_PROVIDED ENTRIES:_
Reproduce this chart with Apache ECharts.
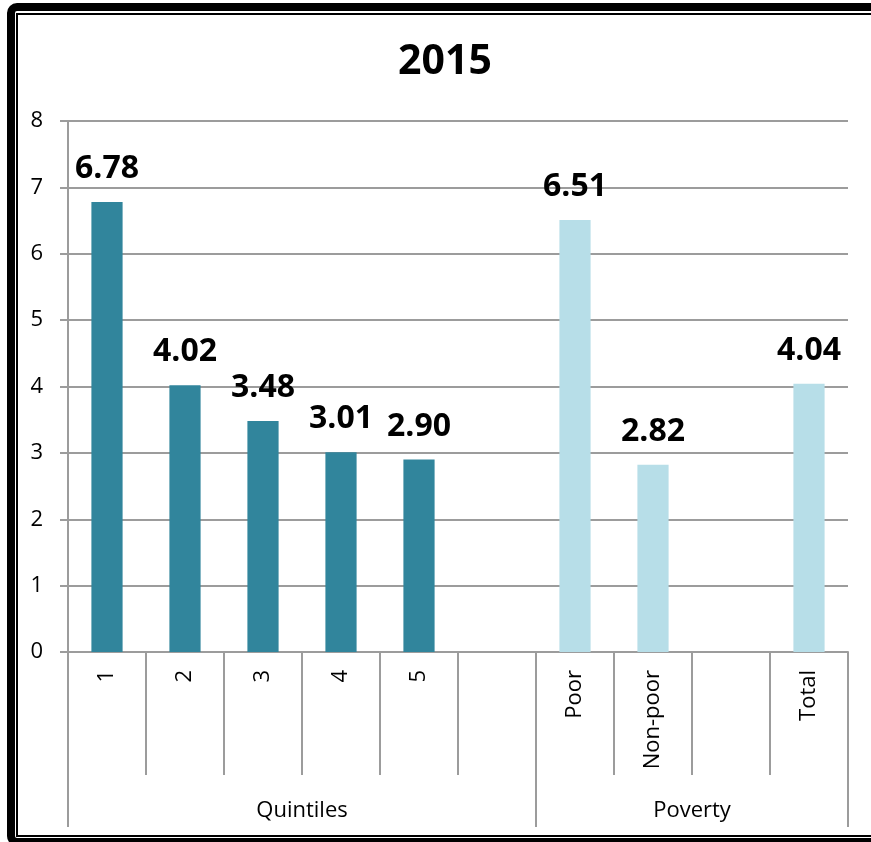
<!DOCTYPE html>
<html>
<head>
<meta charset="utf-8">
<script src="https://cdn.jsdelivr.net/npm/echarts@6/dist/echarts.min.js"></script>
<style>
  html, body { margin: 0; padding: 0; background: #fff; }
  #chart { width: 871px; height: 842px; }
</style>
</head>
<body>
<div id="chart"></div>
<script>
// Chart data
const chartTitle = '2015';
const categories = ['1', '2', '3', '4', '5', '', 'Poor', 'Non-poor', '', 'Total'];
const values = [6.78, 4.02, 3.48, 3.01, 2.90, null, 6.51, 2.82, null, 4.04];
const groupNames = ['Quintiles', 'Poverty'];
const groupSizes = [6, 4];
const yTicks = [0, 1, 2, 3, 4, 5, 6, 7, 8];

// Styling
const darkTeal = '#31859C';
const lightBlue = '#B7DEE8';
const gridGray = '#9C9C9C';
const font = '"Open Sans", "Noto Sans", sans-serif';

// Group boundaries and centres in category units
const groupEdges = [0];
groupSizes.forEach(s => groupEdges.push(groupEdges[groupEdges.length - 1] + s));
const groupCentres = groupSizes.map((s, i) => groupEdges[i] + s / 2);
const groupOfIndex = [];
groupSizes.forEach((s, g) => { for (let k = 0; k < s; k++) groupOfIndex.push(g); });
const groupColors = [darkTeal, lightBlue];

const barData = values.map((v, i) => ({
  value: v,
  itemStyle: { color: groupColors[groupOfIndex[i]] }
}));

const chart = echarts.init(document.getElementById('chart'), null, { renderer: 'canvas' });

chart.setOption({
  animation: false,
  backgroundColor: '#fff',
  title: {
    text: chartTitle,
    left: 440,
    top: 37,
    textAlign: 'center',
    textStyle: { fontFamily: font, fontSize: 41, fontWeight: 'bold', color: '#000' }
  },
  graphic: [
    {
      type: 'rect',
      shape: { x: 11, y: 7, width: 900, height: 835, r: 6 },
      style: { fill: null, stroke: '#000', lineWidth: 8 },
      silent: true
    },
    {
      type: 'rect',
      shape: { x: 17, y: 14, width: 900, height: 822 },
      style: { fill: null, stroke: '#000', lineWidth: 2 },
      silent: true
    }
  ],
  grid: { left: 68, right: 23, top: 121, bottom: 190, containLabel: false },
  xAxis: [
    {
      type: 'category',
      data: categories,
      boundaryGap: true,
      axisLine: { show: true, lineStyle: { color: gridGray, width: 2 } },
      axisTick: { show: true, interval: 0, length: 123, lineStyle: { color: gridGray, width: 2 } },
      axisLabel: {
        interval: 0,
        rotate: 90,
        margin: 18,
        fontFamily: font,
        fontSize: 22,
        color: '#000'
      },
      splitLine: { show: false }
    },
    {
      type: 'value',
      min: 0,
      max: categories.length,
      position: 'bottom',
      axisLine: { show: false },
      splitLine: { show: false },
      axisTick: {
        show: true,
        customValues: groupEdges,
        length: 175,
        lineStyle: { color: gridGray, width: 2 }
      },
      axisLabel: {
        customValues: groupCentres,
        formatter: v => groupNames[groupCentres.indexOf(v)] || '',
        margin: 148,
        fontFamily: font,
        fontSize: 22,
        color: '#000'
      }
    }
  ],
  yAxis: {
    type: 'value',
    min: yTicks[0],
    max: yTicks[yTicks.length - 1],
    interval: 1,
    axisLine: { show: true, lineStyle: { color: gridGray, width: 2 } },
    axisTick: { show: true, length: 8, lineStyle: { color: gridGray, width: 2 } },
    axisLabel: { margin: 25, fontFamily: font, fontSize: 22, color: '#000' },
    splitLine: { show: true, lineStyle: { color: gridGray, width: 2 } }
  },
  series: [
    {
      type: 'bar',
      xAxisIndex: 0,
      yAxisIndex: 0,
      data: barData,
      barWidth: '40%',
      label: {
        show: true,
        position: 'top',
        distance: 17,
        formatter: p => (p.value == null ? '' : Number(p.value).toFixed(2)),
        fontFamily: font,
        fontSize: 32,
        fontWeight: 'bold',
        color: '#000'
      }
    }
  ]
});
</script>
</body>
</html>
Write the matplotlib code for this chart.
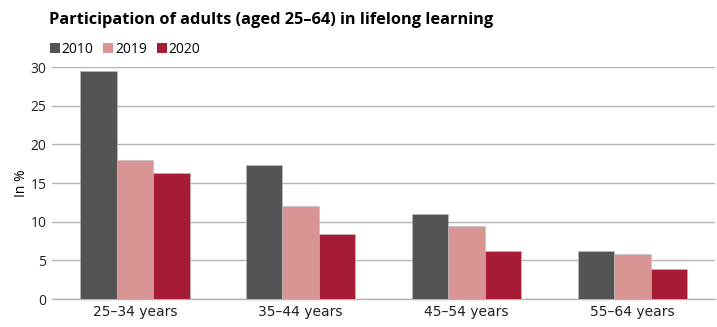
import numpy as np
import matplotlib
matplotlib.use('Agg')
import matplotlib.pyplot as plt
from matplotlib.patches import Patch

# age groups and participation (%) per year
groups = ['25\u201334 years', '35\u201344 years', '45\u201354 years', '55\u201364 years']
years = ['2010', '2019', '2020']
v2010 = [29.5, 17.3, 11.0, 6.2]
v2019 = [18.0, 12.0, 9.4, 5.8]
v2020 = [16.3, 8.4, 6.2, 3.9]
colors = ['#535453', '#d99594', '#a61c34']

plt.rcParams['font.family'] = ['Open Sans', 'DejaVu Sans']

fig = plt.figure(figsize=(7.17, 3.27), dpi=100)
ax = fig.add_axes([0.0725, 0.0856, 0.925, 0.709])

x = np.arange(len(groups))
w = 0.22
for i, vals in enumerate([v2010, v2019, v2020]):
    ax.bar(x + (i - 1) * w, vals, w, color=colors[i], edgecolor='#bdbdbd',
           linewidth=0.4, zorder=3)

ax.set_xlim(-0.5, len(groups) - 0.5)
ax.set_ylim(0, 30)
ax.set_yticks([0, 5, 10, 15, 20, 25, 30])
ax.set_xticks(x)
ax.set_xticklabels(groups, family='Liberation Sans Narrow', fontsize=10)
for t in ax.get_yticklabels():
    t.set_fontsize(10)
ax.tick_params(axis='both', length=0, pad=4, colors='#222222')
ax.grid(axis='y', color='#b4b4b4', linewidth=1.0, zorder=0)
for s in ['top', 'right', 'left']:
    ax.spines[s].set_visible(False)
ax.spines['bottom'].set_color('#b4b4b4')
ax.spines['bottom'].set_linewidth(1.0)

ax.set_ylabel('In %', fontsize=10, labelpad=1)

fig.text(0.068, 0.94, 'Participation of adults (aged 25\u201364) in lifelong learning',
         fontsize=11.8, fontweight='bold', va='center', ha='left')

handles = [Patch(facecolor=c, edgecolor='none', label=y) for c, y in zip(colors, years)]
fig.legend(handles=handles, loc='center left', bbox_to_anchor=(0.062, 0.85),
           ncol=3, frameon=False, fontsize=10, handlelength=0.7, handleheight=0.7,
           handletextpad=0.15, columnspacing=0.7, borderaxespad=0)

fig.savefig('out.png', dpi=100)
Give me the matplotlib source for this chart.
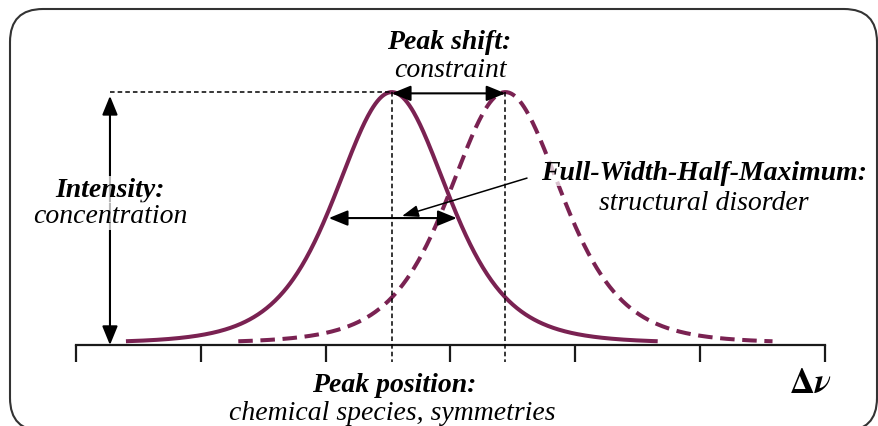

_REQUIREMENT:_ What is needed is an exact reproduction of the data, pictures excluded.

_REPLY:_
Reproduce this chart with Apache ECharts.
<!DOCTYPE html>
<html>
<head>
<meta charset="utf-8">
<script src="https://cdn.jsdelivr.net/npm/echarts@6/dist/echarts.min.js"></script>
<style>
  html, body { margin: 0; padding: 0; background: #fff; }
  #chart { width: 871px; height: 842px; }
</style>
</head>
<body>
<div id="chart"></div>
<script>
// Chart data
const chartTitle = '2015';
const categories = ['1', '2', '3', '4', '5', '', 'Poor', 'Non-poor', '', 'Total'];
const values = [6.78, 4.02, 3.48, 3.01, 2.90, null, 6.51, 2.82, null, 4.04];
const groupNames = ['Quintiles', 'Poverty'];
const groupSizes = [6, 4];
const yTicks = [0, 1, 2, 3, 4, 5, 6, 7, 8];

// Styling
const darkTeal = '#31859C';
const lightBlue = '#B7DEE8';
const gridGray = '#9C9C9C';
const font = '"Open Sans", "Noto Sans", sans-serif';

// Group boundaries and centres in category units
const groupEdges = [0];
groupSizes.forEach(s => groupEdges.push(groupEdges[groupEdges.length - 1] + s));
const groupCentres = groupSizes.map((s, i) => groupEdges[i] + s / 2);
const groupOfIndex = [];
groupSizes.forEach((s, g) => { for (let k = 0; k < s; k++) groupOfIndex.push(g); });
const groupColors = [darkTeal, lightBlue];

const barData = values.map((v, i) => ({
  value: v,
  itemStyle: { color: groupColors[groupOfIndex[i]] }
}));

const chart = echarts.init(document.getElementById('chart'), null, { renderer: 'canvas' });

chart.setOption({
  animation: false,
  backgroundColor: '#fff',
  title: {
    text: chartTitle,
    left: 440,
    top: 37,
    textAlign: 'center',
    textStyle: { fontFamily: font, fontSize: 41, fontWeight: 'bold', color: '#000' }
  },
  graphic: [
    {
      type: 'rect',
      shape: { x: 11, y: 7, width: 900, height: 835, r: 6 },
      style: { fill: null, stroke: '#000', lineWidth: 8 },
      silent: true
    },
    {
      type: 'rect',
      shape: { x: 17, y: 14, width: 900, height: 822 },
      style: { fill: null, stroke: '#000', lineWidth: 2 },
      silent: true
    }
  ],
  grid: { left: 68, right: 23, top: 121, bottom: 190, containLabel: false },
  xAxis: [
    {
      type: 'category',
      data: categories,
      boundaryGap: true,
      axisLine: { show: true, lineStyle: { color: gridGray, width: 2 } },
      axisTick: { show: true, interval: 0, length: 123, lineStyle: { color: gridGray, width: 2 } },
      axisLabel: {
        interval: 0,
        rotate: 90,
        margin: 18,
        fontFamily: font,
        fontSize: 22,
        color: '#000'
      },
      splitLine: { show: false }
    },
    {
      type: 'value',
      min: 0,
      max: categories.length,
      position: 'bottom',
      axisLine: { show: false },
      splitLine: { show: false },
      axisTick: {
        show: true,
        customValues: groupEdges,
        length: 175,
        lineStyle: { color: gridGray, width: 2 }
      },
      axisLabel: {
        customValues: groupCentres,
        formatter: v => groupNames[groupCentres.indexOf(v)] || '',
        margin: 148,
        fontFamily: font,
        fontSize: 22,
        color: '#000'
      }
    }
  ],
  yAxis: {
    type: 'value',
    min: yTicks[0],
    max: yTicks[yTicks.length - 1],
    interval: 1,
    axisLine: { show: true, lineStyle: { color: gridGray, width: 2 } },
    axisTick: { show: true, length: 8, lineStyle: { color: gridGray, width: 2 } },
    axisLabel: { margin: 25, fontFamily: font, fontSize: 22, color: '#000' },
    splitLine: { show: true, lineStyle: { color: gridGray, width: 2 } }
  },
  series: [
    {
      type: 'bar',
      xAxisIndex: 0,
      yAxisIndex: 0,
      data: barData,
      barWidth: '40%',
      label: {
        show: true,
        position: 'top',
        distance: 17,
        formatter: p => (p.value == null ? '' : Number(p.value).toFixed(2)),
        fontFamily: font,
        fontSize: 32,
        fontWeight: 'bold',
        color: '#000'
      }
    }
  ]
});
</script>
</body>
</html>
Write the matplotlib code for this chart.
import numpy as np
import matplotlib
matplotlib.use('Agg')
import matplotlib.pyplot as plt
from matplotlib.patches import Patch

# age groups and participation (%) per year
groups = ['25\u201334 years', '35\u201344 years', '45\u201354 years', '55\u201364 years']
years = ['2010', '2019', '2020']
v2010 = [29.5, 17.3, 11.0, 6.2]
v2019 = [18.0, 12.0, 9.4, 5.8]
v2020 = [16.3, 8.4, 6.2, 3.9]
colors = ['#535453', '#d99594', '#a61c34']

plt.rcParams['font.family'] = ['Open Sans', 'DejaVu Sans']

fig = plt.figure(figsize=(7.17, 3.27), dpi=100)
ax = fig.add_axes([0.0725, 0.0856, 0.925, 0.709])

x = np.arange(len(groups))
w = 0.22
for i, vals in enumerate([v2010, v2019, v2020]):
    ax.bar(x + (i - 1) * w, vals, w, color=colors[i], edgecolor='#bdbdbd',
           linewidth=0.4, zorder=3)

ax.set_xlim(-0.5, len(groups) - 0.5)
ax.set_ylim(0, 30)
ax.set_yticks([0, 5, 10, 15, 20, 25, 30])
ax.set_xticks(x)
ax.set_xticklabels(groups, family='Liberation Sans Narrow', fontsize=10)
for t in ax.get_yticklabels():
    t.set_fontsize(10)
ax.tick_params(axis='both', length=0, pad=4, colors='#222222')
ax.grid(axis='y', color='#b4b4b4', linewidth=1.0, zorder=0)
for s in ['top', 'right', 'left']:
    ax.spines[s].set_visible(False)
ax.spines['bottom'].set_color('#b4b4b4')
ax.spines['bottom'].set_linewidth(1.0)

ax.set_ylabel('In %', fontsize=10, labelpad=1)

fig.text(0.068, 0.94, 'Participation of adults (aged 25\u201364) in lifelong learning',
         fontsize=11.8, fontweight='bold', va='center', ha='left')

handles = [Patch(facecolor=c, edgecolor='none', label=y) for c, y in zip(colors, years)]
fig.legend(handles=handles, loc='center left', bbox_to_anchor=(0.062, 0.85),
           ncol=3, frameon=False, fontsize=10, handlelength=0.7, handleheight=0.7,
           handletextpad=0.15, columnspacing=0.7, borderaxespad=0)

fig.savefig('out.png', dpi=100)
Give me the matplotlib source for this chart.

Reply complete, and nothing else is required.